### PROBLEM DESCRIPTION
Set aside the pictures and output only the lines from the one containing "Emit a Python" up to and including the one containing "ax = fig.add_axes([102".
--- start SUPPLIED MATERIAL ---
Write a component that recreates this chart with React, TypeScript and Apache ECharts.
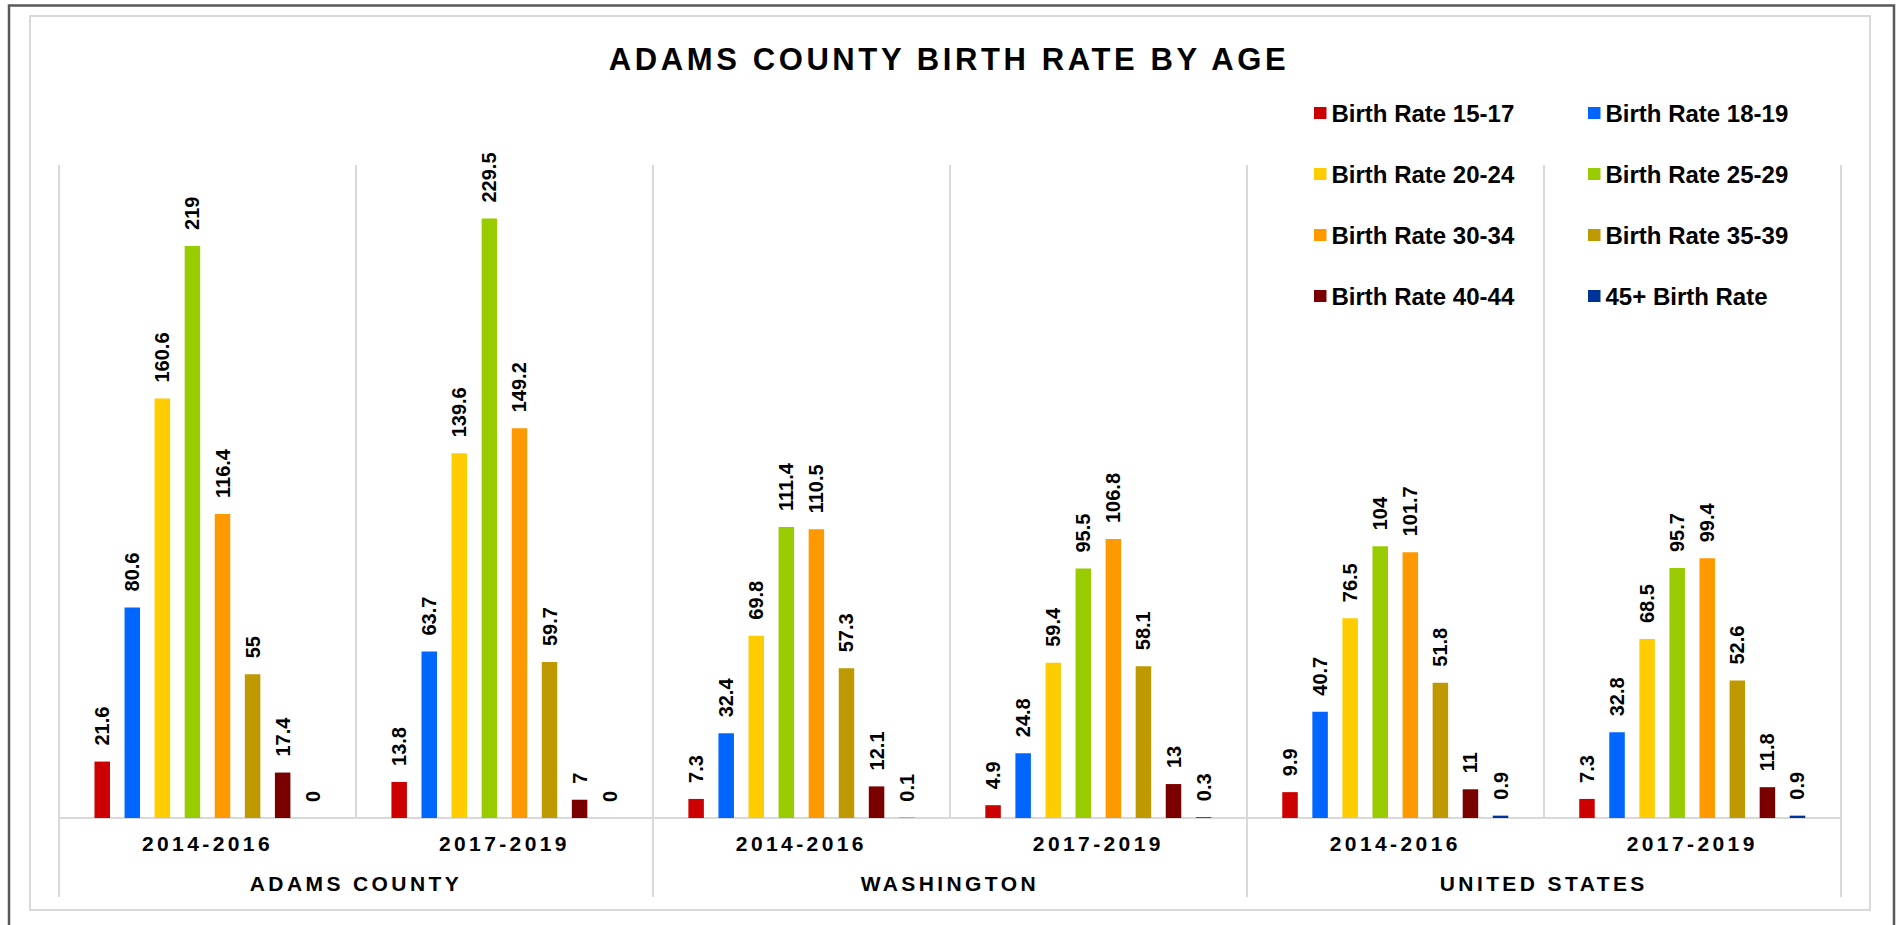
import React, { useEffect, useRef } from 'react';
import * as echarts from 'echarts';

const chartTitle = 'ADAMS COUNTY BIRTH RATE BY AGE';
const periods = ['2014-2016', '2017-2019', '2014-2016', '2017-2019', '2014-2016', '2017-2019'];
const regions = ['ADAMS COUNTY', 'WASHINGTON', 'UNITED STATES'];

const seriesNames = [
  'Birth Rate 15-17',
  'Birth Rate 18-19',
  'Birth Rate 20-24',
  'Birth Rate 25-29',
  'Birth Rate 30-34',
  'Birth Rate 35-39',
  'Birth Rate 40-44',
  '45+ Birth Rate',
];

const rate15to17 = [21.6, 13.8, 7.3, 4.9, 9.9, 7.3];
const rate18to19 = [80.6, 63.7, 32.4, 24.8, 40.7, 32.8];
const rate20to24 = [160.6, 139.6, 69.8, 59.4, 76.5, 68.5];
const rate25to29 = [219, 229.5, 111.4, 95.5, 104, 95.7];
const rate30to34 = [116.4, 149.2, 110.5, 106.8, 101.7, 99.4];
const rate35to39 = [55, 59.7, 57.3, 58.1, 51.8, 52.6];
const rate40to44 = [17.4, 7, 12.1, 13, 11, 11.8];
const rate45plus = [0, 0, 0.1, 0.3, 0.9, 0.9];

const seriesValues = [
  rate15to17,
  rate18to19,
  rate20to24,
  rate25to29,
  rate30to34,
  rate35to39,
  rate40to44,
  rate45plus,
];

const seriesColors = [
  '#CC0000',
  '#0066FF',
  '#FFCC00',
  '#99CC00',
  '#FF9900',
  '#BF9900',
  '#7A0000',
  '#003399',
];

const FONT = 'Liberation Sans';

const letterSpacingMap: Record<string, string> = {
  [chartTitle]: '3.6px',
  '2014-2016': '3.4px',
  '2017-2019': '3.4px',
  'ADAMS COUNTY': '3.4px',
  WASHINGTON: '3.4px',
  'UNITED STATES': '3.4px',
};

export default function App() {
  const ref = useRef<HTMLDivElement>(null);

  useEffect(() => {
    const el = ref.current;
    if (!el) return;
    const chart = echarts.init(el, null, { renderer: 'svg' });

    const legendText = {
      fontFamily: FONT,
      fontSize: 24,
      fontWeight: 'bold' as const,
      color: '#000',
      lineHeight: 24,
    };

    const option: any = {
      animation: false,
      backgroundColor: '#ffffff',
      textStyle: { fontFamily: FONT },
      title: {
        text: chartTitle,
        left: 'center',
        top: 39,
        textStyle: {
          fontFamily: FONT,
          fontSize: 31,
          fontWeight: 'bold',
          color: '#000',
          lineHeight: 31,
        },
      },
      legend: [
        {
          orient: 'vertical',
          left: 1314,
          top: 101,
          padding: 0,
          itemGap: 37,
          itemWidth: 12.5,
          itemHeight: 12,
          icon: 'rect',
          data: [seriesNames[0], seriesNames[2], seriesNames[4], seriesNames[6]],
          textStyle: legendText,
        },
        {
          orient: 'vertical',
          left: 1588,
          top: 101,
          padding: 0,
          itemGap: 37,
          itemWidth: 12.5,
          itemHeight: 12,
          icon: 'rect',
          data: [seriesNames[1], seriesNames[3], seriesNames[5], seriesNames[7]],
          textStyle: legendText,
        },
      ],
      grid: {
        left: 59,
        right: 57.3,
        top: 165,
        bottom: 107,
        containLabel: false,
      },
      xAxis: [
        {
          type: 'category',
          data: periods,
          position: 'bottom',
          axisLine: { show: true, lineStyle: { color: '#d9d9d9', width: 2 } },
          axisTick: { show: false },
          axisLabel: {
            interval: 0,
            margin: 15.4,
            fontFamily: FONT,
            fontSize: 21,
            fontWeight: 'bold',
            color: '#000',
            lineHeight: 21,
          },
          splitLine: { show: true, lineStyle: { color: '#d9d9d9', width: 2 } },
        },
        {
          type: 'category',
          data: regions,
          position: 'bottom',
          offset: 0,
          axisLine: { show: false },
          axisTick: { show: true, length: 79, lineStyle: { color: '#d9d9d9', width: 2 } },
          axisLabel: {
            interval: 0,
            margin: 55,
            fontFamily: FONT,
            fontSize: 21,
            fontWeight: 'bold',
            color: '#000',
            lineHeight: 21,
          },
          splitLine: { show: false },
        },
      ],
      yAxis: {
        type: 'value',
        min: 0,
        max: 250,
        show: false,
        splitLine: { show: false },
      },
      series: seriesNames.map((name, i) => ({
        name,
        type: 'bar',
        xAxisIndex: 0,
        data: seriesValues[i],
        barWidth: 15.5,
        barGap: '94%',
        itemStyle: { color: seriesColors[i] },
        label: {
          show: true,
          position: 'top',
          rotate: 90,
          align: 'left',
          verticalAlign: 'middle',
          distance: 16,
          fontFamily: FONT,
          fontSize: 20,
          fontWeight: 'bold',
          color: '#000',
        },
      })),
      graphic: [
        {
          type: 'rect',
          silent: true,
          z: -10,
          shape: { x: 9, y: 5.5, width: 1885, height: 940 },
          style: { fill: 'none', stroke: '#595959', lineWidth: 2.5 },
        },
        {
          type: 'rect',
          silent: true,
          z: -10,
          shape: { x: 30, y: 16, width: 1840, height: 894 },
          style: { fill: 'none', stroke: '#d9d9d9', lineWidth: 2 },
        },
      ],
    };

    chart.setOption(option);

    const applySpacing = () => {
      el.querySelectorAll('text').forEach((t) => {
        const s = letterSpacingMap[(t.textContent || '').trim()];
        if (s) t.setAttribute('letter-spacing', s);
      });
    };
    applySpacing();
    chart.on('finished', applySpacing);
    const raf = requestAnimationFrame(applySpacing);

    return () => {
      cancelAnimationFrame(raf);
      chart.dispose();
    };
  }, []);

  return (
    <div
      ref={ref}
      style={{ position: 'absolute', left: 0, top: 0, width: 1898, height: 925 }}
    />
  );
}
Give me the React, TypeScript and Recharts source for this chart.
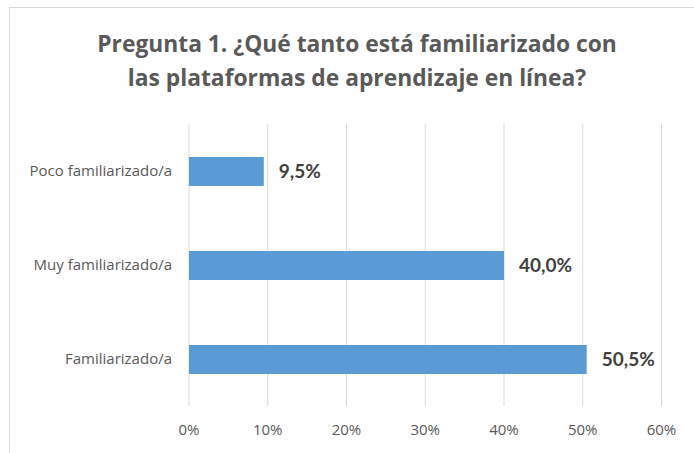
import React from "react";
import {
  BarChart,
  Bar,
  XAxis,
  YAxis,
  CartesianGrid,
  LabelList,
} from "recharts";

const categories = ["Poco familiarizado/a", "Muy familiarizado/a", "Familiarizado/a"];
const percentages = [9.5, 40.0, 50.5];
const xTicks = [0, 10, 20, 30, 40, 50, 60];

const data = categories.map((name, i) => ({ name, value: percentages[i] }));

const FONT = "'Open Sans', sans-serif";
const LABEL_FONT = "Lato, 'Open Sans', sans-serif";

export default function App() {
  return (
    <div style={{ position: "absolute", left: 0, top: 0, width: 694, height: 453, overflow: "hidden", background: "#fff" }}>
      {/* chart frame, right and bottom edges fall outside the picture */}
      <div
        style={{
          position: "absolute",
          left: 9,
          top: 7,
          width: 696,
          height: 470,
          border: "1px solid #d9d9d9",
          boxSizing: "border-box",
        }}
      />
      <div
        style={{
          position: "absolute",
          left: 9,
          top: 27,
          width: 696,
          textAlign: "center",
          fontFamily: FONT,
          fontWeight: 700,
          fontSize: 22.8,
          lineHeight: "33.5px",
          color: "#595959",
        }}
      >
        Pregunta 1. ¿Qué tanto está familiarizado con
        <br />
        las plataformas de aprendizaje en línea?
      </div>
      <div style={{ position: "absolute", left: 0, top: 0 }}>
        <BarChart
          width={694}
          height={453}
          data={data}
          layout="vertical"
          margin={{ top: 124, right: 32.5, bottom: 17, left: 0 }}
        >
          <CartesianGrid horizontal={false} stroke="#d9d9d9" strokeWidth={1} />
          <XAxis
            type="number"
            domain={[0, 60]}
            ticks={xTicks}
            interval={0}
            axisLine={false}
            tickLine={false}
            height={30}
            tickMargin={12}
            tickFormatter={(v) => `${v}%`}
            tick={{ fill: "#595959", fontSize: 15, fontFamily: FONT }}
          />
          <YAxis
            type="category"
            dataKey="name"
            width={189}
            axisLine={false}
            tickLine={false}
            tickSize={0}
            tickMargin={17}
            tick={{ fill: "#595959", fontSize: 15, fontFamily: FONT }}
          />
          <Bar dataKey="value" fill="#5b9bd5" barSize={29} isAnimationActive={false}>
            <LabelList
              dataKey="value"
              position="right"
              offset={15}
              formatter={(v: any) => `${Number(v).toFixed(1).replace(".", ",")}%`}
              style={{ fill: "#404040", fontSize: 19, fontWeight: 700, fontFamily: LABEL_FONT }}
            />
          </Bar>
        </BarChart>
      </div>
    </div>
  );
}
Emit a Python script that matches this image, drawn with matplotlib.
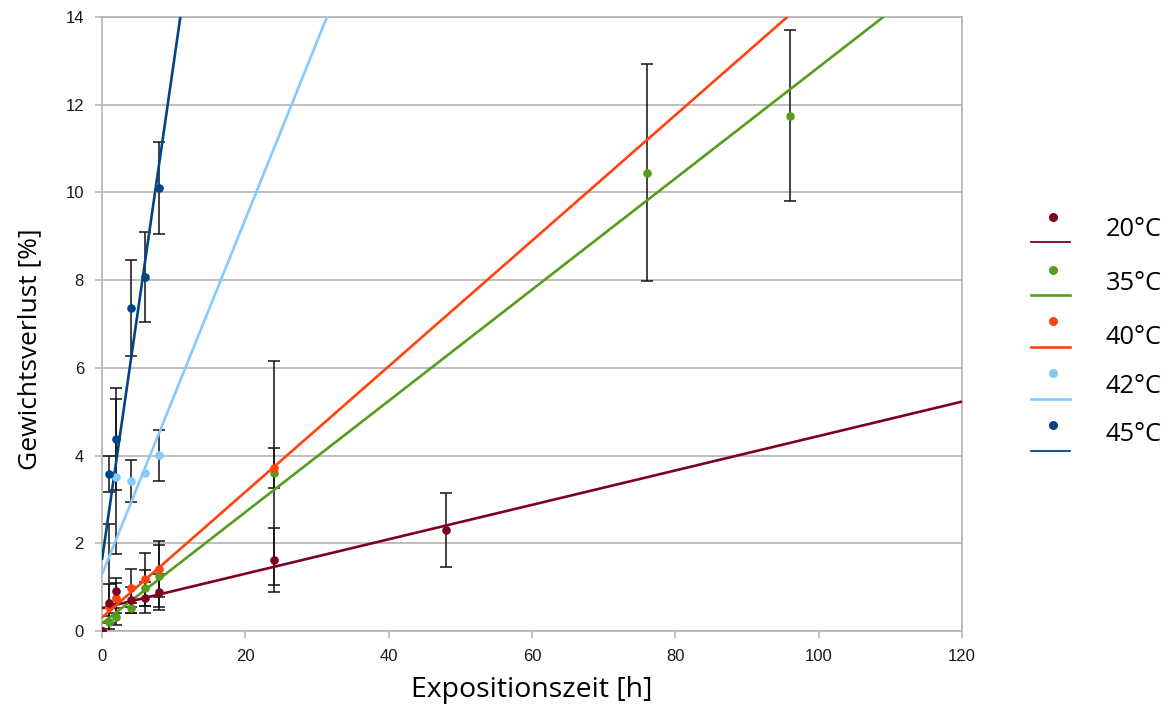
import numpy as np
import matplotlib
matplotlib.use("Agg")
import matplotlib.pyplot as plt
from matplotlib.lines import Line2D

# Exposure time [h] and weight loss [%] (mean and standard deviation) per temperature
hours_20 = [0, 1, 2, 4, 6, 8, 24, 48]
loss_20 = [0.0, 0.63, 0.91, 0.71, 0.76, 0.89, 1.62, 2.30]
sd_20 = [0.0, 0.45, 0.30, 0.30, 0.35, 0.40, 0.72, 0.85]

hours_35 = [0, 1, 2, 4, 6, 8, 24, 76, 96]
loss_35 = [0.0, 0.20, 0.33, 0.52, 0.98, 1.25, 3.60, 10.45, 11.75]
sd_35 = [0.0, 0.15, 0.20, 0.12, 0.40, 0.71, 2.55, 2.47, 1.95]

hours_40 = [0, 1, 2, 4, 6, 8, 24]
loss_40 = [0.0, 0.55, 0.75, 0.98, 1.18, 1.41, 3.72]
sd_40 = [0.0, 1.90, 0.35, 0.43, 0.60, 0.64, 0.45]

hours_42 = [0, 2, 4, 6, 8]
loss_42 = [0.0, 3.52, 3.41, 3.60, 4.01]
sd_42 = [0.0, 1.77, 0.48, 0.0, 0.58]

hours_45 = [0, 1, 2, 4, 6, 8]
loss_45 = [0.0, 3.58, 4.38, 7.37, 8.07, 10.10]
sd_45 = [0.0, 0.41, 1.17, 1.10, 1.02, 1.05]

labels = ["20°C", "35°C", "40°C", "42°C", "45°C"]
colors = ["#7e0021", "#579d1c", "#ff420e", "#83caff", "#004586"]

x_ticks = [0, 20, 40, 60, 80, 100, 120]
y_ticks = [0, 2, 4, 6, 8, 10, 12, 14]

series = [
    (hours_20, loss_20, sd_20),
    (hours_35, loss_35, sd_35),
    (hours_40, loss_40, sd_40),
    (hours_42, loss_42, sd_42),
    (hours_45, loss_45, sd_45),
]

W, H = 1172, 713
fig = plt.figure(figsize=(W / 100, H / 100), dpi=100)
ax = fig.add_axes([102 / W, 1 - 631 / H, 860 / W, 614 / H])

grid_grey = "#b3b3b3"
x_max = x_ticks[-1]

for i, ((hx, loss, sd), color) in enumerate(zip(series, colors)):
    hx = np.asarray(hx, float)
    loss = np.asarray(loss, float)
    sd = np.asarray(sd, float)
    # linear trend line through the measurements
    slope, icpt = np.polyfit(hx, loss, 1)
    xs = np.array([0.0, x_max])
    ax.plot(xs, icpt + slope * xs, color=color, lw=1.9, zorder=3,
            solid_capstyle="butt")
    has_err = sd > 0
    ax.errorbar(hx[has_err], loss[has_err], yerr=sd[has_err], fmt="none",
                ecolor="#111111", elinewidth=1.1, capsize=4.3, capthick=1.1,
                zorder=2)
    # the 20 °C markers sit on top of the others
    mz = 5 if i == 0 else 4 + 0.1 * i
    ax.plot(hx, loss, "o", color=color, ms=6.2, mew=0, zorder=mz)

ax.set_xlim(x_ticks[0], x_ticks[-1])
ax.set_ylim(y_ticks[0], y_ticks[-1])
ax.set_xticks(x_ticks)
ax.set_yticks(y_ticks)
ax.yaxis.grid(True, color=grid_grey, lw=1.2)
ax.set_axisbelow(True)
for sp in ax.spines.values():
    sp.set_color(grid_grey)
    sp.set_linewidth(1.2)
ax.tick_params(direction="out", length=5, width=1.1, color=grid_grey,
               labelsize=12, labelcolor="#1a1a1a")
ax.tick_params(axis="y", pad=8)
ax.tick_params(axis="x", pad=8)
for lab in ax.get_xticklabels() + ax.get_yticklabels():
    lab.set_family("Liberation Sans")

ax.set_xlabel("Expositionszeit [h]", family="Open Sans", fontsize=20.5,
              va="center")
ax.set_ylabel("Gewichtsverlust [%]", family="Open Sans", fontsize=19,
              va="center")
ax.xaxis.set_label_coords(0.5, (631 - 690) / 614)
ax.yaxis.set_label_coords((30 - 102) / 860, (631 - 349) / 614)

# legend: dot above a short line segment, label to the right
def fx(px):
    return px / W

def fy(py):
    return 1 - py / H

marker_y = [217, 270, 321, 373, 425]
line_y = [242, 295, 347, 399, 451]
text_y = [230, 283, 337, 387, 435]
line_w = [1.3, 1.9, 1.9, 1.9, 1.3]
for lab, color, my, ly, ty, lw in zip(labels, colors, marker_y, line_y,
                                      text_y, line_w):
    fig.add_artist(Line2D([fx(1053)], [fy(my)], marker="o", ms=6.5, mew=0,
                          color=color, transform=fig.transFigure))
    fig.add_artist(Line2D([fx(1031), fx(1070)], [fy(ly), fy(ly)], lw=lw,
                          color=color, transform=fig.transFigure))
    fig.text(fx(1106), fy(ty), lab, family="Open Sans", fontsize=18.3,
             va="center", ha="left")

fig.savefig("out.png", dpi=100)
--- end SUPPLIED MATERIAL ---
### RESPONSE TO THIS EXERCISE
Emit a Python script that matches this image, drawn with matplotlib.
import numpy as np
import matplotlib
matplotlib.use("Agg")
import matplotlib.pyplot as plt
from matplotlib.lines import Line2D

# Exposure time [h] and weight loss [%] (mean and standard deviation) per temperature
hours_20 = [0, 1, 2, 4, 6, 8, 24, 48]
loss_20 = [0.0, 0.63, 0.91, 0.71, 0.76, 0.89, 1.62, 2.30]
sd_20 = [0.0, 0.45, 0.30, 0.30, 0.35, 0.40, 0.72, 0.85]

hours_35 = [0, 1, 2, 4, 6, 8, 24, 76, 96]
loss_35 = [0.0, 0.20, 0.33, 0.52, 0.98, 1.25, 3.60, 10.45, 11.75]
sd_35 = [0.0, 0.15, 0.20, 0.12, 0.40, 0.71, 2.55, 2.47, 1.95]

hours_40 = [0, 1, 2, 4, 6, 8, 24]
loss_40 = [0.0, 0.55, 0.75, 0.98, 1.18, 1.41, 3.72]
sd_40 = [0.0, 1.90, 0.35, 0.43, 0.60, 0.64, 0.45]

hours_42 = [0, 2, 4, 6, 8]
loss_42 = [0.0, 3.52, 3.41, 3.60, 4.01]
sd_42 = [0.0, 1.77, 0.48, 0.0, 0.58]

hours_45 = [0, 1, 2, 4, 6, 8]
loss_45 = [0.0, 3.58, 4.38, 7.37, 8.07, 10.10]
sd_45 = [0.0, 0.41, 1.17, 1.10, 1.02, 1.05]

labels = ["20°C", "35°C", "40°C", "42°C", "45°C"]
colors = ["#7e0021", "#579d1c", "#ff420e", "#83caff", "#004586"]

x_ticks = [0, 20, 40, 60, 80, 100, 120]
y_ticks = [0, 2, 4, 6, 8, 10, 12, 14]

series = [
    (hours_20, loss_20, sd_20),
    (hours_35, loss_35, sd_35),
    (hours_40, loss_40, sd_40),
    (hours_42, loss_42, sd_42),
    (hours_45, loss_45, sd_45),
]

W, H = 1172, 713
fig = plt.figure(figsize=(W / 100, H / 100), dpi=100)
ax = fig.add_axes([102 / W, 1 - 631 / H, 860 / W, 614 / H])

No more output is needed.